**GIVEN PROBLEM:** Start at the line where "What Bokeh code" appears and end at the line where "heating=heating, cooling=cooling, lighting=lighting))" appears; repeat those lines exactly, both ends included, leaving pictures behind.

Extracted data entries
---------------

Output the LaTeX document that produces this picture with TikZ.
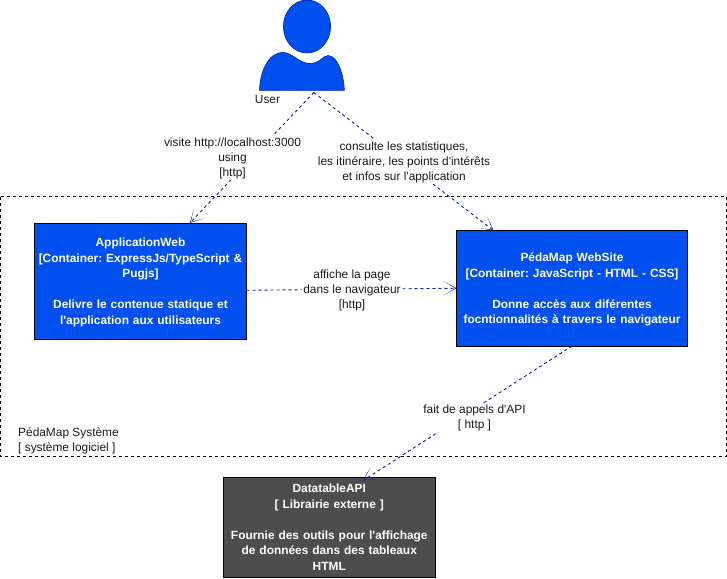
\documentclass[tikz,border=0pt]{standalone}
\usepackage{fontspec}
\setmainfont{Liberation Sans}
\usetikzlibrary{calc,arrows.meta}
\definecolor{bluefill}{HTML}{0050EF}
\definecolor{bluestroke}{HTML}{001DBC}
\definecolor{greyfill}{HTML}{4D4D4D}
\definecolor{txt}{HTML}{1A1A1A}
\newcommand{\topnudge}{\rule{0pt}{11.5pt}}
\tikzset{
  x=1pt,y=-1pt,
  box/.style={draw=black,line width=.9pt,outer sep=0pt,minimum width=#1 pt,text width=#1 pt - 2pt,align=center,font=\fontsize{11.9}{15.5}\selectfont\bfseries\frenchspacing,text=white,inner sep=0pt,anchor=north west},
  link/.style={draw=bluestroke,line width=.9pt,dash pattern=on 3pt off 3pt,-{Stealth[length=13pt,width=14pt,inset=11.7pt,line width=0pt,fill=bluestroke]}},
  lbl/.style={fill=white,align=center,text=txt,font=\fontsize{11.9}{15}\selectfont\frenchspacing,inner sep=1pt},
  plain/.style={align=left,text=txt,font=\fontsize{11.9}{15}\selectfont\frenchspacing,inner sep=0pt},
}
\begin{document}
\begin{tikzpicture}
\useasboundingbox (0,0) rectangle (727,578);
\draw[black,line width=.8pt,dash pattern=on 3pt off 3pt] (0.5,196.5) rectangle (726.3,456.5);
\fill[bluefill,draw=bluestroke,line width=.6pt] (307,26.5) ellipse [x radius=23.6,y radius=26.5];
\fill[bluefill,draw=bluestroke,line width=.6pt] (259.5,90.3)
  .. controls (260,72) and (268,52.5) .. (283,52.5)
  .. controls (292,52.5) and (299,63.5) .. (310,63.5)
  .. controls (320,63.5) and (323,55.5) .. (328,55.5)
  .. controls (338,55.5) and (344,76) .. (344.3,90.3) -- cycle;
\node[minimum width=85pt,minimum height=91pt,inner sep=0pt,outer sep=0pt] (user) at (301.5,45) {};
\node[plain,anchor=center] (userlabel) at (267.5,99.5) {User};
\node[box=212,minimum height=116pt,fill=bluefill] (app) at (34.5,223) {\topnudge ApplicationWeb\\{}[Container: ExpressJs/TypeScript \&\\Pugjs]\\[15.5pt]Delivre le contenue statique et\\l\textquotesingle application aux utilisateurs};
\node[box=231,minimum height=115.5pt,fill=bluefill] (site) at (456.5,230.5) {\topnudge PédaMap WebSite\\{}[Container: JavaScript - HTML - CSS]\\[15.5pt]Donne accès aux diférentes\\focntionnalités à travers le navigateur};
\node[box=211.5,minimum height=100pt,fill=greyfill] (api) at (223.5,477) {DatatableAPI\\{}[ Librairie externe ]\\[15.5pt]Fournie des outils pour l\textquotesingle affichage\\de données dans des tableaux\\HTML};
\coordinate (uout) at ($(user.south west)!0.645!(user.south east)+(0,2)$);
\draw[link] (uout) -- ($(app.north west)!0.733!(app.north east)$);
\draw[link] (uout) -- ($(site.north west)!0.16!(site.north east)$);
\draw[link] ($(app.south east)!0.42!(app.north east)$) -- ($(site.south west)!0.5!(site.north west)$);
\draw[link] ($(site.south west)!0.5!(site.south east)$) -- ($(api.north west)!0.66!(api.north east)+(0,3.5)$);
\node[lbl] (l1) at (232.5,158) {visite http://localhost:3000\\using\\{}[http]};
\node[lbl] (l2) at (404,162) {consulte les statistiques,\\les itinéraire, les points d\textquotesingle intérêts\\et infos sur l\textquotesingle application};
\node[lbl] (l3) at (352,290.5) {affiche la page\\dans le navigateur\\{}[http]};
\node[lbl] (l4) at (474.5,418) {fait de appels d\textquotesingle API\\{}[ http ]};
\node[plain,anchor=north west] (sys) at (18,428) {PédaMap Système\\{}[ système logiciel ]};
\end{tikzpicture}
\end{document}
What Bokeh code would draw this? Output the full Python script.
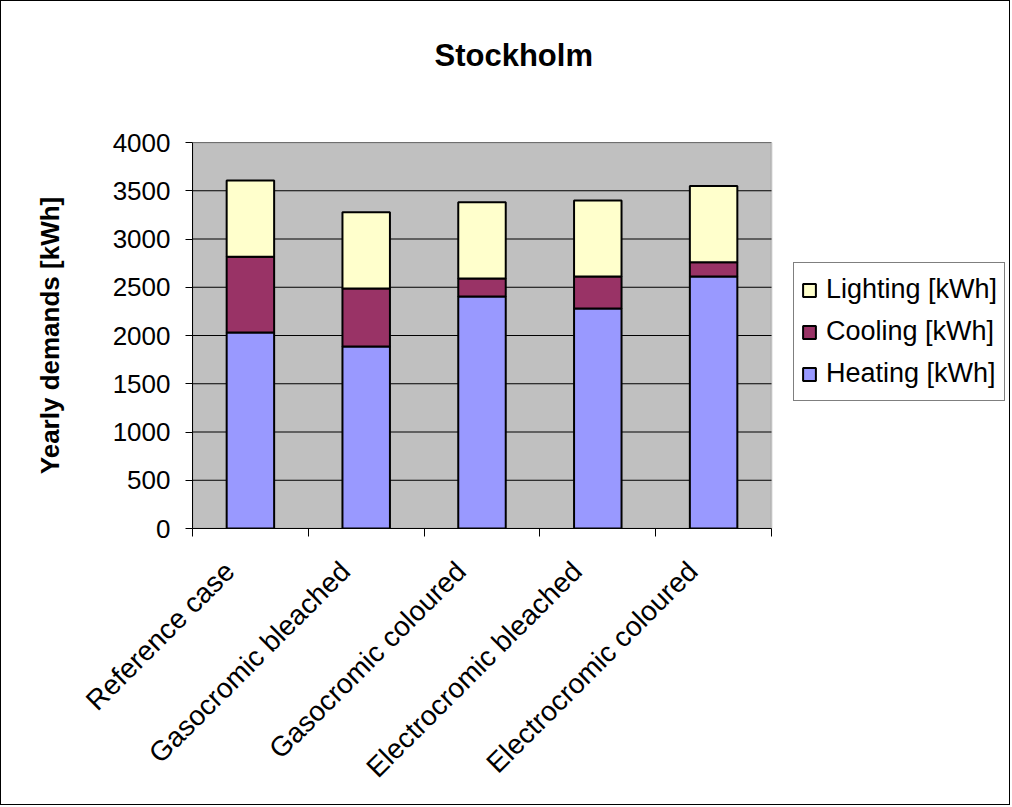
import math
from bokeh.plotting import figure
from bokeh.models import (ColumnDataSource, Range1d, FixedTicker, Legend, LegendItem,
                          LinearAxis, BoxAnnotation, Title)
from bokeh.embed import file_html
from bokeh.resources import INLINE

categories = ["Reference case", "Gasocromic bleached", "Gasocromic coloured",
              "Electrocromic bleached", "Electrocromic coloured"]
heating = [2030, 1885, 2403, 2279, 2611]
cooling = [785, 601, 187, 332, 148]
lighting = [791, 792, 792, 788, 789]
series_names = ["Heating [kWh]", "Cooling [kWh]", "Lighting [kWh]"]
y_ticks = [0, 500, 1000, 1500, 2000, 2500, 3000, 3500, 4000]
title_text = "Stockholm"
y_label = "Yearly demands [kWh]"

FONT = "Liberation Sans"
W, H = 1010, 805
LEFT, TOP, BOTTOM = 191, 141, 278
PLOT_W = 579  # width of the grey plot area in px
n = len(categories)
x_end = n * (W - LEFT) / PLOT_W

x = [i + 0.5 for i in range(n)]
label_pos = [v - 0.18 for v in x]
src = ColumnDataSource(dict(x=x, heating=heating, cooling=cooling, lighting=lighting))

p = figure(width=W, height=H, x_range=Range1d(0, x_end), y_range=Range1d(0, 4000),
           output_backend="svg", toolbar_location=None,
           min_border_left=LEFT, min_border_right=0, min_border_top=TOP, min_border_bottom=BOTTOM)
p.styles = {"border": "1px solid black"}
p.background_fill_color = "white"
p.border_fill_color = "white"
p.outline_line_color = None

# grey plot area
p.add_layout(BoxAnnotation(left=0, right=n, bottom=0, top=4000, fill_color="#C0C0C0", fill_alpha=1,
                           line_color="#808080", line_width=2, level="underlay"))
# gridlines
p.segment(x0=[0] * len(y_ticks), x1=[n] * len(y_ticks), y0=y_ticks, y1=y_ticks,
          line_color="black", line_width=1)

rs = p.vbar_stack(["heating", "cooling", "lighting"], x="x", width=0.41, source=src,
                  fill_color=["#9999FF", "#993366", "#FFFFCC"], line_color="black", line_width=2)

p.grid.visible = False

# y axis
p.yaxis.ticker = FixedTicker(ticks=y_ticks)
p.yaxis.bounds = (0, 4000)
p.yaxis.minor_tick_line_color = None
p.yaxis.major_tick_out = 7
p.yaxis.major_tick_in = 0
p.yaxis.major_label_standoff = 15
p.yaxis.major_label_text_font = FONT
p.yaxis.major_label_text_font_size = "26px"
p.yaxis.major_label_text_color = "black"
p.yaxis.axis_line_color = "black"
p.yaxis.major_tick_line_color = "black"
p.yaxis.axis_label = y_label
p.yaxis.axis_label_text_font = FONT
p.yaxis.axis_label_text_font_size = "26px"
p.yaxis.axis_label_text_font_style = "bold"
p.yaxis.axis_label_text_color = "black"
p.yaxis.axis_label_standoff = 45

# x axis
p.xaxis.ticker = FixedTicker(ticks=label_pos, minor_ticks=list(range(n + 1)))
p.xaxis.bounds = (0, n)
p.xaxis.major_label_overrides = {xv: c for xv, c in zip(label_pos, categories)}
p.xaxis.major_tick_line_color = None
p.xaxis.minor_tick_line_color = "black"
p.xaxis.minor_tick_out = 8
p.xaxis.minor_tick_in = 0
p.xaxis.axis_line_color = "black"
p.xaxis.major_label_orientation = math.pi / 4
p.xaxis.major_label_text_font = FONT
p.xaxis.major_label_text_font_size = "28px"
p.xaxis.major_label_text_color = "black"
p.xaxis.major_label_standoff = 30

# invisible spacer axis above the plot, so that the title sits higher
spacer = LinearAxis(ticker=FixedTicker(ticks=[]), axis_line_color=None,
                    major_tick_line_color=None, minor_tick_line_color=None,
                    major_tick_out=0, major_tick_in=0, major_label_standoff=0,
                    axis_label=" ", axis_label_text_font=FONT, axis_label_text_font_size="31px",
                    axis_label_standoff=32)
p.add_layout(spacer, "above")

p.title = Title(text=title_text, align="left", offset=242, vertical_align="bottom", standoff=0,
                text_font=FONT, text_font_size="31px", text_font_style="bold", text_color="black")

legend = Legend(items=[LegendItem(label=series_names[2], renderers=[rs[2]]),
                       LegendItem(label=series_names[1], renderers=[rs[1]]),
                       LegendItem(label=series_names[0], renderers=[rs[0]])],
                location=(601, 127))
legend.label_text_font = FONT
legend.label_text_font_size = "27px"
legend.label_text_color = "black"
legend.glyph_width = 16
legend.glyph_height = 16
legend.label_height = 39
legend.label_standoff = 9
legend.spacing = 3
legend.padding = 7
legend.margin = 0
legend.border_line_color = "black"
legend.border_line_width = 1
legend.background_fill_color = "white"
legend.background_fill_alpha = 1
p.add_layout(legend, "center")

open("out.html", "w").write(file_html(p, INLINE))
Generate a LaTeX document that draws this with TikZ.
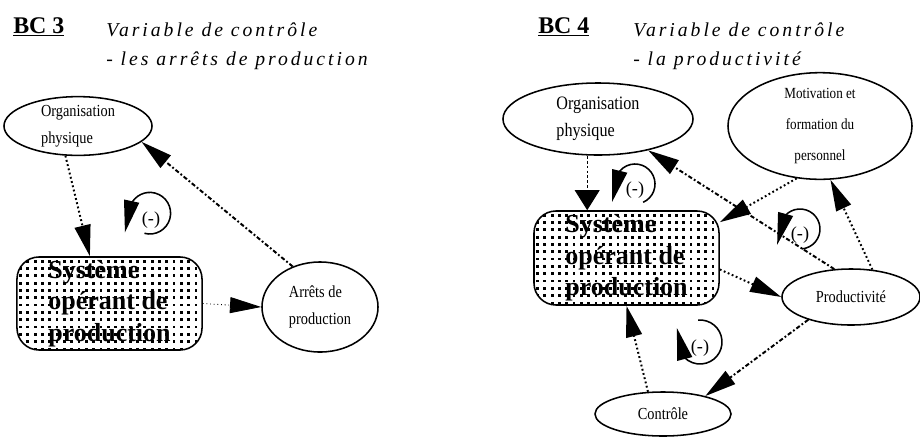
\documentclass[tikz,border=0pt]{standalone}
\usepackage{fontspec}
\setmainfont{Liberation Serif}
\newfontfamily\narrowfont[FakeStretch=0.85]{Liberation Serif}
\newfontfamily\titlefont[LetterSpace=15]{Liberation Serif}
\usepackage{tikz}
\usetikzlibrary{positioning,shapes.geometric,arrows.meta}

\begin{document}
\begin{tikzpicture}[
    x=0.025cm, y=-0.025cm,
    bubble/.style={
        draw,
        ellipse,
        line width=1.1pt,
        inner sep=0pt,
        align=left,
        font=\narrowfont\fontsize{12}{19}\selectfont
    },
    sysbox/.style={
        draw,
        rectangle,
        rounded corners=0.55cm,
        line width=1.1pt,
        minimum width=4.625cm,
        inner sep=0pt,
        align=left,
        font=\bfseries\fontsize{18.5}{22.5}\selectfont,
        path picture={
            \foreach \i in {0,...,26}{
                \foreach \j in {0,...,13}{
                    \fill[sharp corners] ([shift={(\i*5.2pt+1.5pt,-\j*5.2pt-2pt)}]path picture bounding box.north west) rectangle ++(2pt,-2pt);
                }
            }
        }
    },
    bc/.style={anchor=base west, inner sep=0pt, font=\bfseries\fontsize{17}{20}\selectfont},
    heading/.style={anchor=base west, inner sep=0pt, align=left, font=\titlefont\itshape\fontsize{14}{20.6}\selectfont},
    minus/.style={inner sep=0pt, font=\fontsize{13}{13}\selectfont},
    dotline/.style={line width=1.4pt, dash pattern=on 1.3pt off 1.8pt},
    dashdots/.style={line width=1.4pt, dash pattern=on 3pt off 1.6pt on 1.3pt off 1.6pt},
    thindots/.style={line width=0.6pt, dash pattern=on 0.6pt off 2pt},
    thindash/.style={line width=0.7pt, dash pattern=on 2pt off 1.5pt},
    bigtip/.style={-{Triangle[length=0.78cm,width=0.4cm]}},
    widetip/.style={-{Triangle[length=0.5cm,width=0.62cm]}},
    feedback/.style={line width=1.1pt, -{Triangle[length=0.8cm,width=0.38cm]}}
]
\useasboundingbox (0,0) rectangle (920,436);

% BC 3 : les arrets de production
\node[bc] (bcA) at (13,33) {\underline{BC 3}};
\node[heading] (titleA) at (106,65) {Variable de contrôle\\- les arrêts de production};

\node[bubble, minimum width=3.7cm, minimum height=1.45cm] (orgA) at (78,126) {Organisation\\physique};
\node[sysbox, minimum height=2.325cm] (sysA) at (109.5,303.5) {Système\\opérant de\\production};
\node[bubble, minimum width=2.9cm, minimum height=2.25cm] (arrA) at (320,307) {Arrêts de\\production};
\node[minus] (minusA) at (151,220) {(-)};

\draw[dotline, bigtip] (orgA.247) -- ([xshift=-0.49cm]sysA.north);
\draw[thindots, bigtip] (sysA.east) -- (arrA.west);
\draw[dashdots, bigtip] (arrA.124) -- (orgA.-14);
\draw[feedback] ([shift={(-0.03cm,0.17cm)}]minusA.center) ++(-105:0.52cm)
    arc[start angle=-105, end angle=155, radius=0.52cm] -- ++(-0.15cm,-0.7cm);

% BC 4 : la productivite
\node[bc] (bcB) at (538,33) {\underline{BC 4}};
\node[heading] (titleB) at (633,65) {Variable de contrôle\\- la productivité};

\node[bubble, minimum width=4.75cm, minimum height=1.8cm, font=\narrowfont\fontsize{13.5}{19}\selectfont] (orgB) at (598,119) {Organisation\\physique};
\node[bubble, minimum width=4.6cm, minimum height=2.55cm, align=center, font=\narrowfont\fontsize{11}{22}\selectfont] (motB) at (820,126) {Motivation et\\formation du\\personnel};
\node[sysbox, minimum height=2.35cm] (sysB) at (626.5,258) {Système\\opérant de\\production};
\node[bubble, minimum width=3.45cm, minimum height=1.4cm] (proB) at (851,297) {Productivité};
\node[bubble, minimum width=3.4cm, minimum height=1.1cm] (conB) at (663,414) {Contrôle};
\node[minus] (minusB) at (635,190) {(-)};
\node[minus] (minusC) at (800,235) {(-)};
\node[minus] (minusD) at (700,348) {(-)};

\draw[thindash, widetip] ([xshift=-0.27cm]orgB.south) -- ([xshift=-0.27cm]orgB.south |- sysB.north);
\draw[dashdots, bigtip] (proB.121) -- (orgB.-32);
\draw[dotline, bigtip] (motB.246) -- (sysB.21);
\draw[dotline, bigtip] (proB.52) -- (motB.281);
\draw[dotline, bigtip] (sysB.-7) -- (proB.west);
\draw[dashdots, bigtip] (proB.208) -- (conB.23);
\draw[dotline, bigtip] (conB.124) -- (sysB.south);

\draw[feedback] ([shift={(0cm,0.15cm)}]minusB.center) ++(-66:0.5cm)
    arc[start angle=-66, end angle=140, radius=0.5cm] -- ++(-0.19cm,-0.77cm);
\draw[feedback] ([shift={(0cm,0.15cm)}]minusC.center) ++(-85:0.5cm)
    arc[start angle=-85, end angle=138, radius=0.5cm] -- ++(-0.2cm,-0.73cm);
\draw[feedback] ([shift={(0cm,0.15cm)}]minusD.center) ++(95:0.55cm)
    arc[start angle=95, end angle=-135, radius=0.55cm] -- ++(-0.19cm,0.74cm);

\end{tikzpicture}
\end{document}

---------------

**WRITTEN RESPONSE:**
What Bokeh code would draw this? Output the full Python script.
import math
from bokeh.plotting import figure
from bokeh.models import (ColumnDataSource, Range1d, FixedTicker, Legend, LegendItem,
                          LinearAxis, BoxAnnotation, Title)
from bokeh.embed import file_html
from bokeh.resources import INLINE

categories = ["Reference case", "Gasocromic bleached", "Gasocromic coloured",
              "Electrocromic bleached", "Electrocromic coloured"]
heating = [2030, 1885, 2403, 2279, 2611]
cooling = [785, 601, 187, 332, 148]
lighting = [791, 792, 792, 788, 789]
series_names = ["Heating [kWh]", "Cooling [kWh]", "Lighting [kWh]"]
y_ticks = [0, 500, 1000, 1500, 2000, 2500, 3000, 3500, 4000]
title_text = "Stockholm"
y_label = "Yearly demands [kWh]"

FONT = "Liberation Sans"
W, H = 1010, 805
LEFT, TOP, BOTTOM = 191, 141, 278
PLOT_W = 579  # width of the grey plot area in px
n = len(categories)
x_end = n * (W - LEFT) / PLOT_W

x = [i + 0.5 for i in range(n)]
label_pos = [v - 0.18 for v in x]
src = ColumnDataSource(dict(x=x, heating=heating, cooling=cooling, lighting=lighting))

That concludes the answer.